Summer sport camps bring an infusion of youth to campus
A youth movement is once again coming to the University of Lethbridge campus – one Frank Huss welcomes with open arms.
Huss, the youth and intramurals supervisor for Sport and Recreation Services, oversees an influx of up to 800 children through the annual summer sport camp program. Offering everything from fencing, rock climbing and basketball to specialized leadership camps, the program not only keeps University of Lethbridge sports facilities humming through the summer months, it often introduces the southern Alberta community to the U of L.
“It’s a good avenue for us, as the University of Lethbridge, to really connect with the community,” says Huss. “We cater mainly to young, elementary-aged students and it’s never too early to expose them to everything we have here on campus. You never know what that could turn into down the road.”

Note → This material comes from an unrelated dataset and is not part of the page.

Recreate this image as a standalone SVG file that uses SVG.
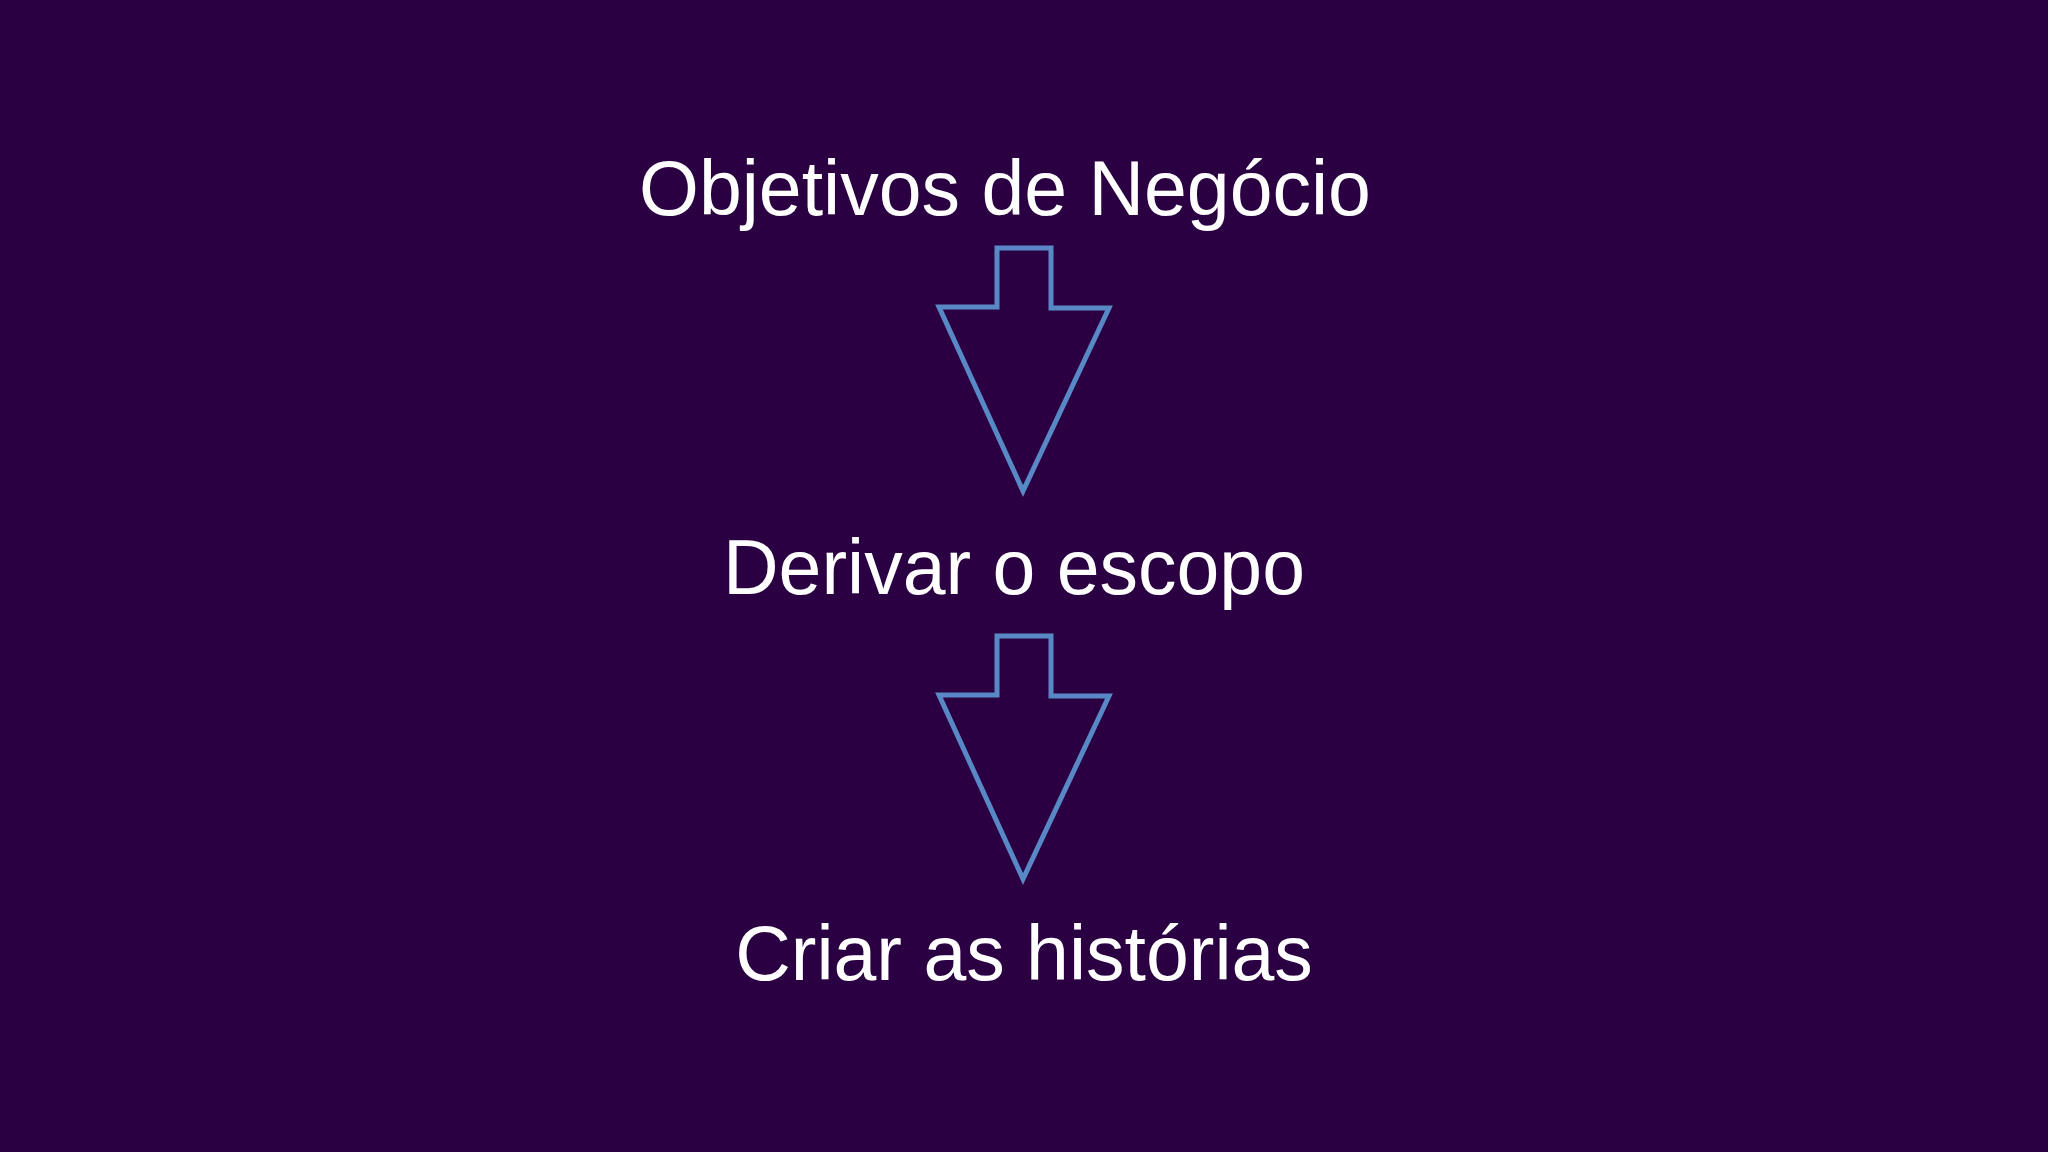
<svg xmlns="http://www.w3.org/2000/svg" width="2048" height="1152" viewBox="0 0 2048 1152">
  <style>
    .lbl { font-family: "Liberation Sans", Arial, sans-serif; font-size: 77px; fill: #ffffff; text-anchor: middle; }
    .arrow { fill: none; stroke: #5889c6; stroke-width: 5; stroke-linejoin: miter; }
  </style>
  <defs>
    <path id="blockArrow" d="M997,0 L1051,0 L1051,60 L1109,60 L1023,243 L939,59 L997,59 Z"/>
  </defs>
  <rect x="0" y="0" width="2048" height="1152" fill="#2a0042"/>
  <g id="node-objetivos">
    <text class="lbl" x="1005" y="215">Objetivos de Negócio</text>
  </g>
  <g id="node-derivar">
    <text class="lbl" x="1014" y="594">Derivar o escopo</text>
  </g>
  <g id="node-criar">
    <text class="lbl" x="1024" y="980">Criar as histórias</text>
  </g>
  <g id="connectors">
    <use href="#blockArrow" class="arrow" transform="translate(0,248)"/>
    <use href="#blockArrow" class="arrow" transform="translate(0,636)"/>
  </g>
</svg>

The most popular camps annually include rock climbing and multi activity, and while they will remain as staples, along with the sport camps that are linked to the U of L’s athletic programs (hockey, basketball and soccer), Huss and his staff evaluate their offerings each year and make subtle changes. Three new camps being offered this summer include fencing, seven’s rugby and tennis. As well, judo is back in the fold as Ben Kwan, a disciple of the late Dr. Yosh Senda, looks to follow in the great sensei’s footsteps.
“We try to add new things every year. We’re limited to space with what we can do so we often experiment within our multi activity camps to see how things go,” says Huss. “We did that with both rugby and tennis, running them as a component of the multi activity before making each a full-fledged camp.”
Adding rugby is a natural, with the U of L boasting the three-time national championship women’s program as a coaching resource, while the addition of tennis includes a partnership with the Lethbridge Tennis Club. What surprises Huss is the popularity of fencing, which has seen a second camp added to satisfy demand.
Some of the more traditional camps have lagged a little in registration numbers, specifically hockey, as there tends to be increased competition throughout the region for young players. Huss stresses the University hockey camps have their own niche, designed more for the six to 10-year-old less experienced players. As well, the U of L utilizes its women’s hockey program to offer a unique camp opportunity for nine to 12-year old girls.
With the opening of the new Community Sports Stadium, the prospect of adding more summer camps is a distinct possibility.
“With the addition of the new field, it opens things up to where we can consider doing a football camp, as well as track and field components,” says Huss.